Overall, I can’t say I agree with the idea of the “Cult of the Amateur” by Andrew Keen, a book with the humble subtitle “How Internet Is Killing Our culture.” I don’t think the internet is killing our culture (we were doing fine on our own). I don’t feel a read-write culture is necessarily bad, though he does. I’m not worried over remixes. He did cleverly hit on the idea that some undermining of jobs could have vast economic impact. But in the end, his concern that amateurs of one stripe or another are unfairly lionized and squeeze out/exploit/ignore “real” talent was an important point, but also one he missed at the same time.
So I think he’s right and wrong. Let me clarify.
The Cult of the Amateur (a phrase I do like even if I disagree with Ken) has been with us a lot and is with us today, Internet aside. It’s risen again and again in America, often as a kind of anti-Intellectualism. It’s the idea that, someone with inexperience may be more valuable than someone regarded as an appropriate authority. It doesn’t take much to find it, from politicians who claim they’re outsiders to “from nowhere” stories of authors and actors. We kind of like the idea of the Amateur Rising, whose sheer purity and lack of knowledge somehow elevates them.
It’s always been with us. The internet just kind of catalyzed it and let it make cat videos.
What Keen seem to long for, and many of us do (even if we don’t admit it) is to see proper Authority recognized. We want people who know what they’re doing. We want people who have authority to do what they do. We want to know the people doing important things are the right people. We want the anointed to be there.

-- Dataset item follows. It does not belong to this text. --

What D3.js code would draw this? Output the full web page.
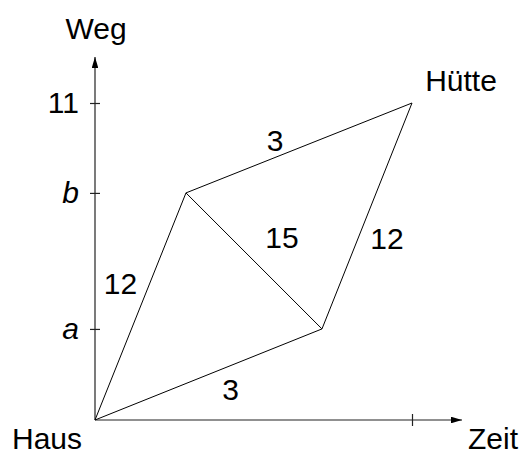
<!DOCTYPE html>
<meta charset="utf-8">
<style>
body { margin: 0; background: #fff; }
text { font-family: "Liberation Sans", Arial, Helvetica, sans-serif; font-size: 30px; fill: #000; }
.axis path, .axis line { stroke: #222; stroke-width: 1.2px; }
.edge { fill: none; stroke: #000; stroke-width: 1px; }
</style>
<body>
<script src="https://d3js.org/d3.v7.min.js"></script>
<script>
// values (time in units of the total time T, distance in km)
var wegTicks = [3.16, 7.88, 11];
var wegLabels = ["a", "b", "11"];
var zeitTicks = [1];

var nodeNames = ["Haus", "P", "Q", "Hütte"];
var nodeZeit = [0, 0.287, 0.716, 1];
var nodeWeg = [0, 7.88, 3.16, 11];

var edgeFrom = [0, 0, 1, 2, 1];
var edgeTo = [1, 2, 3, 3, 2];
var edgeLabels = ["12", "3", "3", "12", "15"];
// label offsets from the middle of each edge
var labelDx = [-20, 22, -24, 20, 28];
var labelDy = [-23, 15, -7, 23, -23];

var width = 523, height = 456;

var x = d3.scaleLinear().domain([0, 1]).range([95, 412]);
var y = d3.scaleLinear().domain([0, 11]).range([420, 103]);

var svg = d3.select("body").append("svg")
    .attr("width", width)
    .attr("height", height);

// arrow heads
svg.append("defs").append("marker")
    .attr("id", "arrow")
    .attr("viewBox", "0 0 10 6")
    .attr("refX", 10).attr("refY", 3)
    .attr("markerWidth", 11).attr("markerHeight", 6.6)
    .attr("markerUnits", "userSpaceOnUse")
    .attr("orient", "auto")
  .append("path")
    .attr("d", "M0,0L10,3L0,6Z")
    .attr("fill", "#000");

// y axis
var yAxis = svg.append("g")
    .attr("class", "axis")
    .attr("transform", "translate(" + x(0) + ",0)")
    .call(d3.axisLeft(y).tickValues(wegTicks)
        .tickFormat(function(d, i) { return wegLabels[i]; })
        .tickSizeOuter(0).tickPadding(10));
yAxis.select(".domain").remove();
yAxis.selectAll(".tick line").attr("x1", -5).attr("x2", 5);
yAxis.selectAll(".tick text")
    .attr("font-size", null).attr("font-family", null)
    .style("font-style", function(d, i) { return wegLabels[i] === "11" ? "normal" : "italic"; });
yAxis.append("line")
    .attr("x1", 0).attr("x2", 0)
    .attr("y1", y(0)).attr("y2", 57)
    .attr("stroke", "#222").attr("stroke-width", 1.2)
    .attr("marker-end", "url(#arrow)");

// x axis
var xAxis = svg.append("g")
    .attr("class", "axis")
    .attr("transform", "translate(0," + y(0) + ")")
    .call(d3.axisBottom(x).tickValues(zeitTicks).tickFormat("").tickSizeOuter(0));
xAxis.select(".domain").remove();
xAxis.selectAll(".tick line").attr("y1", -6).attr("y2", 6);
xAxis.append("line")
    .attr("x1", x(0)).attr("x2", 462)
    .attr("y1", 0).attr("y2", 0)
    .attr("stroke", "#222").attr("stroke-width", 1.2)
    .attr("marker-end", "url(#arrow)");

// edges
var edges = edgeFrom.map(function(f, i) { return {from: f, to: edgeTo[i], label: edgeLabels[i], dx: labelDx[i], dy: labelDy[i]}; });

svg.selectAll(".edge")
    .data(edges)
  .enter().append("line")
    .attr("class", "edge")
    .attr("x1", function(d) { return x(nodeZeit[d.from]); })
    .attr("y1", function(d) { return y(nodeWeg[d.from]); })
    .attr("x2", function(d) { return x(nodeZeit[d.to]); })
    .attr("y2", function(d) { return y(nodeWeg[d.to]); });

svg.selectAll(".elabel")
    .data(edges)
  .enter().append("text")
    .attr("class", "elabel")
    .attr("text-anchor", "middle")
    .attr("dominant-baseline", "central")
    .attr("x", function(d) { return (x(nodeZeit[d.from]) + x(nodeZeit[d.to])) / 2 + d.dx; })
    .attr("y", function(d) { return (y(nodeWeg[d.from]) + y(nodeWeg[d.to])) / 2 + d.dy; })
    .text(function(d) { return d.label; });

// axis titles and place names
svg.append("text").attr("x", x(0) + 1).attr("y", 39).attr("text-anchor", "middle").text("Weg");
svg.append("text").attr("x", 518).attr("y", 449).attr("text-anchor", "end").text("Zeit");
svg.append("text").attr("x", 47).attr("y", 449).attr("text-anchor", "middle").text(nodeNames[0]);
svg.append("text").attr("x", 461).attr("y", 91).attr("text-anchor", "middle").text(nodeNames[3]);
</script>
</body>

The problem is that Authority is also abusable and doesn’t necessarily mean competence. It doesn’t take much effort to look at some pundits and journalists who are clearly out of touch, churning out the same columns. It’s in academia that’s inbred idea-wise. It’s “authorities” in the corporate world who crash economies despite being supposedly so Authoritative.
The Cult of the Authority is, in a way, as damaging as the Cult of the Amateur. I’ll go as far as to say they also create and support each other. How many people who came from nowhere as Amateurs become Authorities (just as many “reforimist” politicians end up loving political pork they were supposedly going to fight)? The Amateur and the Authority fight with each other, and blend into each other at the same time.
For those of us navigating the career world, the creative world, and the real world, this is kind of a pain. On one end we’ve got people who think their half-baked novel is the next Shakespeare, and on the other moribund game companies who are really sure that we need Call Of Brothers In Arms II: Brother Harder, the rise of Mecha-Hitler. I could even go into politics, but it’d just depress you.
What we really need, to be slightly sarcastic, is more emphasis on a Cult of the Expert.
We need to emphasise, respect, seek, promote, and become people whose skills are validated (and not just because they got a big advance on their next cookie cutter novel or another adjective in their title). The Cult of the Expert as it were is about looking for people who proved they can do something. Not anoited from On High by out-of-touch Authorities. Not rising from obscurity declaring themselves so special because they’re an Amateur. Experts are people who put their money where their mouth is and get the results they say they’ll get (without us messing with their results).
So when you pick role models – and you have and will – look for Experts. Real experts. People to respect for succeeding by really doing something, not riding a wave or being anointed by someone equally clueless. People who are proven.
Be an expert. Just like in school, show your work, so you can get the job, teach the class, help others. Show results. You’ll be an important role model to others.
Push for expertise. In hiring, hire people with real certifications. Get training for your employees. Help people find classes. Show your friends and colleagues how to get results and make people aware of them.
We don’t need to worship Amateurs for being Amateurs, or the Authorities for just being declared Authorities. We need to seek and become Experts.
And as a final note, don’t be too harsh on those who fell into the Cult of the Amateur or the Cult of the Authority. It happens. It’s happened to me, and it’s happened to you. We can just work to get out of that trap.